As an ex-presidential consultant, a former adviser to the World Bank, a financial researcher for the United Nations and a professor in the US, Artur Baptista da Silva's outspoken attacks on Portugal's austerity cuts made the bespectacled 61-year-old one of the country's leading media pundits last year.
The only problem was that Baptista da Silva is none of the above.
He turned out to be a convicted forger with fake credentials and, following his spectacular hoodwinking of Portuguese society, he could soon face fraud charges.
Baptista da Silva's conversion into the latest must-interview figure on the media circuit began when he turned up last April at Lisbon's main philanthropic institution, the Academia do Bacalhau, with a supply of business cards - which, it later turned out, bore false credentials - and an impressive-sounding dissertation entitled Growth, Inequality and Poverty: Looking Beyond Averages which, it also transpired, was "borrowed" from its writer, a World Bank employee, via the internet.

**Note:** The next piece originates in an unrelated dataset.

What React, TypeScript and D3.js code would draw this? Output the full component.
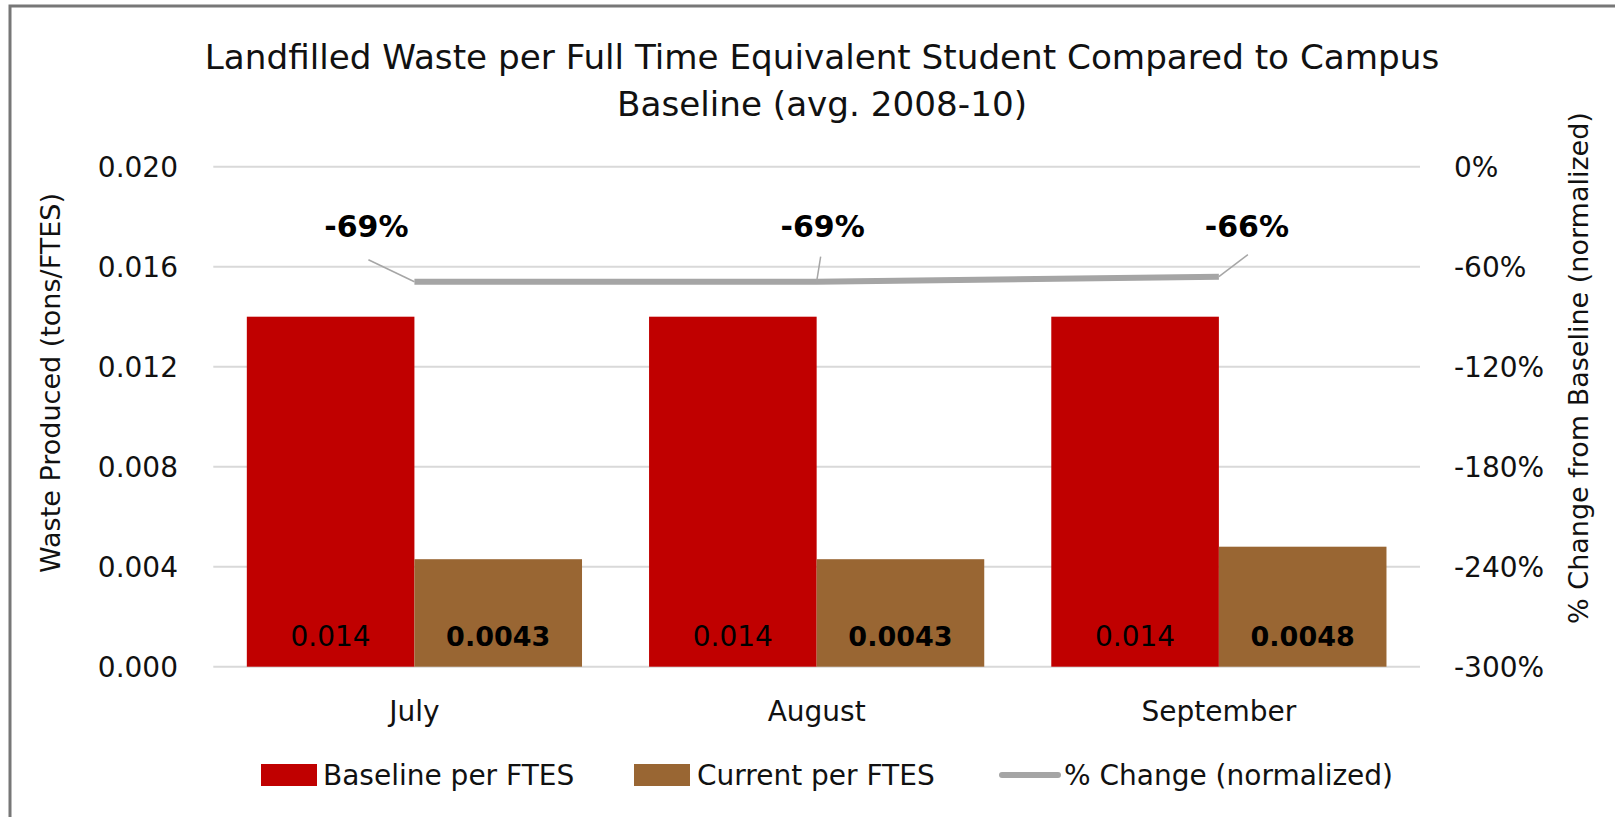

At the time, Baptista da Silva also claimed to be a social economics professor at Milton College - a private university in Wisconsin, US, which actually closed in 1982 - and to be masterminding a UN research project into the effects of the recession on southern European countries. He even, some reports say, tried to pass himself off as a former adviser to Portugal's President, Joaio Sampaio, and the World Bank.